* YOUR INSTRUCTIONS *
Search the records for the word "code" and pick out every line that has it.

* DATA IN THIS EXERCISE *
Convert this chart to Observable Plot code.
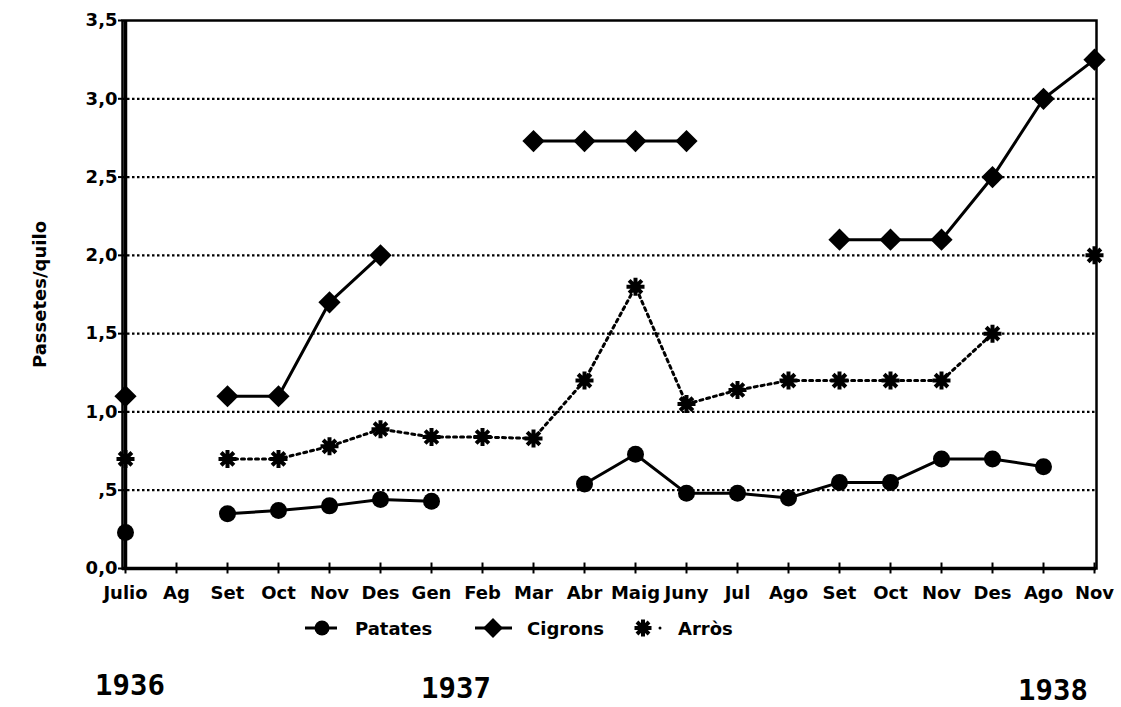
==
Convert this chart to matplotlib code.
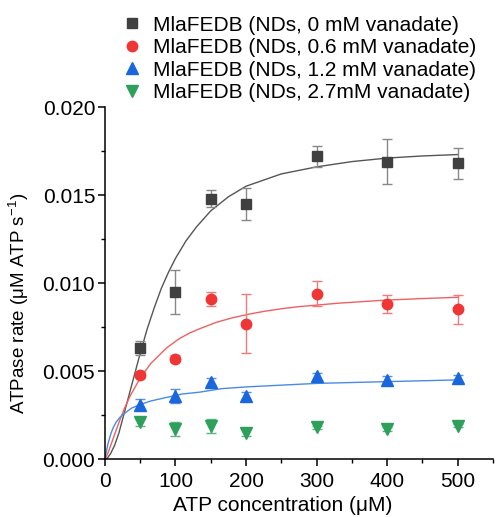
...
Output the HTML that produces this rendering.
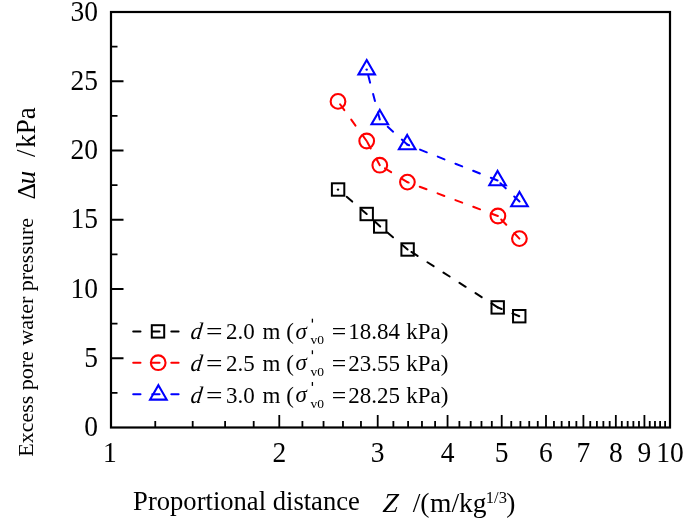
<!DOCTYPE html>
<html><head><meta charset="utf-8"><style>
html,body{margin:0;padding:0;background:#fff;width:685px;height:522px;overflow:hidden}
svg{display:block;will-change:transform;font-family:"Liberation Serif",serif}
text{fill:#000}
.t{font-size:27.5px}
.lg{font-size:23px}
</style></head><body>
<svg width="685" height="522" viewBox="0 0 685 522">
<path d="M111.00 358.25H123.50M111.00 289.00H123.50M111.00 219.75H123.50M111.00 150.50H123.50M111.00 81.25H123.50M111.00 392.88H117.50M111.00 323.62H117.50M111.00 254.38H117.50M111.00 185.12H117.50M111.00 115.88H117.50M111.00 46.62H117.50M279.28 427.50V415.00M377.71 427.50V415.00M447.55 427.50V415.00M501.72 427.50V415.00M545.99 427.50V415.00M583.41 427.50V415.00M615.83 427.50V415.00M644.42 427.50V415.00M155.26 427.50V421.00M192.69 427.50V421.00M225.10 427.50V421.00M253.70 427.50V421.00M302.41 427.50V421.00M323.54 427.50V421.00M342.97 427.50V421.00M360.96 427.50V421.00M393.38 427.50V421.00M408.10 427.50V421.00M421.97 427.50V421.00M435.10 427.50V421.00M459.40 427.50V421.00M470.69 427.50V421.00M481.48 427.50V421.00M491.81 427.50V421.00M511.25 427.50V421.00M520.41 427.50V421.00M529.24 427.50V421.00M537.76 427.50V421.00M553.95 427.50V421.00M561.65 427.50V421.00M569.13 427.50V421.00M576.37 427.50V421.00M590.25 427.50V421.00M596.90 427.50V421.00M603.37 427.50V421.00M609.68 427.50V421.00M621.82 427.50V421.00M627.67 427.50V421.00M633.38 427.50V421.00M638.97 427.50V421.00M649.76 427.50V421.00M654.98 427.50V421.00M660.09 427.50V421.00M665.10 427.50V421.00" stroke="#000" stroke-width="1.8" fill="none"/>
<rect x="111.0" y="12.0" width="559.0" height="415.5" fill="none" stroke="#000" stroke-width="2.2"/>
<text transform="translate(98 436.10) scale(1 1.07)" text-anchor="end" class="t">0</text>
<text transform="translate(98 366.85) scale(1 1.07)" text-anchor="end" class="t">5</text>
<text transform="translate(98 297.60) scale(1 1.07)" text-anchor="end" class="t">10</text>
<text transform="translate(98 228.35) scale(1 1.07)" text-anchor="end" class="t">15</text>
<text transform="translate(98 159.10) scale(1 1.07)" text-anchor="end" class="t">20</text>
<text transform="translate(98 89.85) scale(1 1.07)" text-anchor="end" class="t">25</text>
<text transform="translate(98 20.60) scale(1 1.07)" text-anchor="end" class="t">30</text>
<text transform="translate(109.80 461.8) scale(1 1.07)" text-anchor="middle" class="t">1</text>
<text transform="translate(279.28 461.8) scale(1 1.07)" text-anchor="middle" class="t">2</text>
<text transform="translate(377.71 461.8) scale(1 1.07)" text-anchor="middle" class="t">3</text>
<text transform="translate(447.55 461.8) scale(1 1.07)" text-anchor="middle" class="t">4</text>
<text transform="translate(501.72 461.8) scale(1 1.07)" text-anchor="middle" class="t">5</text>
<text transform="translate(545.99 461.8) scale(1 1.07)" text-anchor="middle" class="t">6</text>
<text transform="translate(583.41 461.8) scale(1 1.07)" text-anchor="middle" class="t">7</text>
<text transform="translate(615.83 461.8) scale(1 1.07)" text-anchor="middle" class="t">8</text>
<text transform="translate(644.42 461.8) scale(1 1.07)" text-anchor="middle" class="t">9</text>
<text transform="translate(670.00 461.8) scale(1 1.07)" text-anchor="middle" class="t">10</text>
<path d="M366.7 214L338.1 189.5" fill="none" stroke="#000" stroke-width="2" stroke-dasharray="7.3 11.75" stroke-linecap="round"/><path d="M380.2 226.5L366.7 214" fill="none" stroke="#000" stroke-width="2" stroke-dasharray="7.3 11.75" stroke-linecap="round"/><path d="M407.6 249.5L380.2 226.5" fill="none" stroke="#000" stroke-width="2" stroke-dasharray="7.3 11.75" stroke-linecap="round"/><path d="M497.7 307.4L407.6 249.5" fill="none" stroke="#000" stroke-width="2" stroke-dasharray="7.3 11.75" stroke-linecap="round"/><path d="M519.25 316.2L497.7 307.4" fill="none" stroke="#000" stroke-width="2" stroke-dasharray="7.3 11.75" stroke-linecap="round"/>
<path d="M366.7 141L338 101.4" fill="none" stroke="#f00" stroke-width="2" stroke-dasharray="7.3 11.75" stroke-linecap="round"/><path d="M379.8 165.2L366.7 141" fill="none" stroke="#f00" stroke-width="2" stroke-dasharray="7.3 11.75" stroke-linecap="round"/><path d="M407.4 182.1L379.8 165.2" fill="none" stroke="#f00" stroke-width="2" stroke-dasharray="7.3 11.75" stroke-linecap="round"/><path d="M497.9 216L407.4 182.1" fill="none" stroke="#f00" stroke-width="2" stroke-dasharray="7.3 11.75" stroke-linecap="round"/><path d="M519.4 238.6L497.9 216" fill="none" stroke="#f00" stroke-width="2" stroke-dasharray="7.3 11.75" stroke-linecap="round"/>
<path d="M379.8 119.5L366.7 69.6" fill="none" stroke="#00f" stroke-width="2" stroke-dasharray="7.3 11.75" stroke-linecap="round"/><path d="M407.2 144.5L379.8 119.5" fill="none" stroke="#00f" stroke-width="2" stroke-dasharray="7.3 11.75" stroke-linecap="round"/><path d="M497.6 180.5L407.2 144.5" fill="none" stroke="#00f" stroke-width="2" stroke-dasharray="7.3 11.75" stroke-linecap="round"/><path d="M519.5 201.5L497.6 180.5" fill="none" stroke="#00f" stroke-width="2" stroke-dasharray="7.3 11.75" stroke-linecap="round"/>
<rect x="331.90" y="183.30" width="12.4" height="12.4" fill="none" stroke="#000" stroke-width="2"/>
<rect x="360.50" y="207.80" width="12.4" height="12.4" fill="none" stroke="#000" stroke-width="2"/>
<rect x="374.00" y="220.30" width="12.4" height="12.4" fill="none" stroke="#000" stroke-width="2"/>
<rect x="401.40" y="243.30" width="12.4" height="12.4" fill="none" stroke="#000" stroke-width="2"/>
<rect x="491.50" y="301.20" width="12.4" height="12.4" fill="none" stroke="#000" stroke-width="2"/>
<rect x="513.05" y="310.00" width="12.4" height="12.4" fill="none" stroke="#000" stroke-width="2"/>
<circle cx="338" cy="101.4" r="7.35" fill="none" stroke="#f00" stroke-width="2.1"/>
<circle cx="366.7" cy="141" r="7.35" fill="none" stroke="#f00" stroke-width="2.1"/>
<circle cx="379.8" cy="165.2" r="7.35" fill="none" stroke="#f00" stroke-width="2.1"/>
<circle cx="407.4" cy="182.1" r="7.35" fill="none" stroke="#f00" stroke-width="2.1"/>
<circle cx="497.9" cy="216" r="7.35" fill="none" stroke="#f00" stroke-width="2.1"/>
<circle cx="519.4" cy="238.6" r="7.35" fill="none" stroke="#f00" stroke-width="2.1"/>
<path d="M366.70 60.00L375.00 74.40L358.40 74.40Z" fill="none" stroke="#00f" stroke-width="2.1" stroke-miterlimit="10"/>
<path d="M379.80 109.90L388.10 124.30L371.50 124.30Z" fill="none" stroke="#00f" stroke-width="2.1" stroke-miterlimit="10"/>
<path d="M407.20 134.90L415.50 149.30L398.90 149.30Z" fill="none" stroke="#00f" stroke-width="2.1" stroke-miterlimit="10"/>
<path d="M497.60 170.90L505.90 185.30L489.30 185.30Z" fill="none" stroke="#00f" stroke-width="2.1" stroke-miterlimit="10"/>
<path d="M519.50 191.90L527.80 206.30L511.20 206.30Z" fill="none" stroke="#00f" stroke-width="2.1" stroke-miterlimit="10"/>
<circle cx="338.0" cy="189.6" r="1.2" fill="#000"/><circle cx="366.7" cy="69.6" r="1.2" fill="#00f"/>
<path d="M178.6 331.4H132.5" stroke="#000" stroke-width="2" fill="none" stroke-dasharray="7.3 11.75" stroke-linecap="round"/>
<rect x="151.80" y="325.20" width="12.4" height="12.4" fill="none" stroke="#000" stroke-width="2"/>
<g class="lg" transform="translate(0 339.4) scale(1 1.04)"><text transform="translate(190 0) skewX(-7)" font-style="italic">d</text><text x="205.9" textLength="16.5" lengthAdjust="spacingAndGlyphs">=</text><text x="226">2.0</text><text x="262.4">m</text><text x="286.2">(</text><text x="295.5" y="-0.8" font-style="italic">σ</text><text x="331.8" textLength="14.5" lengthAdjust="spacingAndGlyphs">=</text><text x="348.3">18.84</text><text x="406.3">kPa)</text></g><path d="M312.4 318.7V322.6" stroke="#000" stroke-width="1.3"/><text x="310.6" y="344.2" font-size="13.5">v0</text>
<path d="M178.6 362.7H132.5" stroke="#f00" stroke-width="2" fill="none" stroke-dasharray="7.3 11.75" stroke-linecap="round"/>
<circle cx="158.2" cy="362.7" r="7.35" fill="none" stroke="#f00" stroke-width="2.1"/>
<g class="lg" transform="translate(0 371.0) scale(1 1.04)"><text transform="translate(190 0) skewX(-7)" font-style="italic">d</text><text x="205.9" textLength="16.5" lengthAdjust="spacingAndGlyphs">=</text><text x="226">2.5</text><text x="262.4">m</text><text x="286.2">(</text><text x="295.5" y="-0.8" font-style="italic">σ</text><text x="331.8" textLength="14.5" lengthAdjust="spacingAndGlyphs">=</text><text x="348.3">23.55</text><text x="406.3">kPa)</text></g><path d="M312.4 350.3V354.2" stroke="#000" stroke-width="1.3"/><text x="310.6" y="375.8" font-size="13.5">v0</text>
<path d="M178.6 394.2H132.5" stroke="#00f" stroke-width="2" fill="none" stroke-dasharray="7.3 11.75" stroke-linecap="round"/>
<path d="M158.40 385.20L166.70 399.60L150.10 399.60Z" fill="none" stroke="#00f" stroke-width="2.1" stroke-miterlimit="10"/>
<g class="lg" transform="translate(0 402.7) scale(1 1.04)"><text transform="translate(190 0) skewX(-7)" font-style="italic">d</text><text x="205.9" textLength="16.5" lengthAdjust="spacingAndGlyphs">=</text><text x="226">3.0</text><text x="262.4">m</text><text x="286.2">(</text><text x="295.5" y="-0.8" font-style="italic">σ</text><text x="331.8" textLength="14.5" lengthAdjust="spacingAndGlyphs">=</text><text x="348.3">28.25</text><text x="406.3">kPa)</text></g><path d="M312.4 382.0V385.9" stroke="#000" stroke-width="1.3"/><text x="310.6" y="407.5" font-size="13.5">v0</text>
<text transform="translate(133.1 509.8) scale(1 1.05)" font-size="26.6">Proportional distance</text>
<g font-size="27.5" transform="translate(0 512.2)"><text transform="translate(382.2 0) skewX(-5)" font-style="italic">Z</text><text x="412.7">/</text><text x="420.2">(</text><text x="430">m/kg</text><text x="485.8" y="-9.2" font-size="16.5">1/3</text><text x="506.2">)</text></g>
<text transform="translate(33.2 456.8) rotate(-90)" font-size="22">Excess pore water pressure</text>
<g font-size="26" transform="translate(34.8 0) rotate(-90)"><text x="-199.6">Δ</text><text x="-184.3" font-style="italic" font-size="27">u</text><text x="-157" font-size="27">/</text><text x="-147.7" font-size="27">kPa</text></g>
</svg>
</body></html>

* OUTPUT OF THE EXERCISE *
Convert this chart to Observable Plot code.
Convert this chart to matplotlib code.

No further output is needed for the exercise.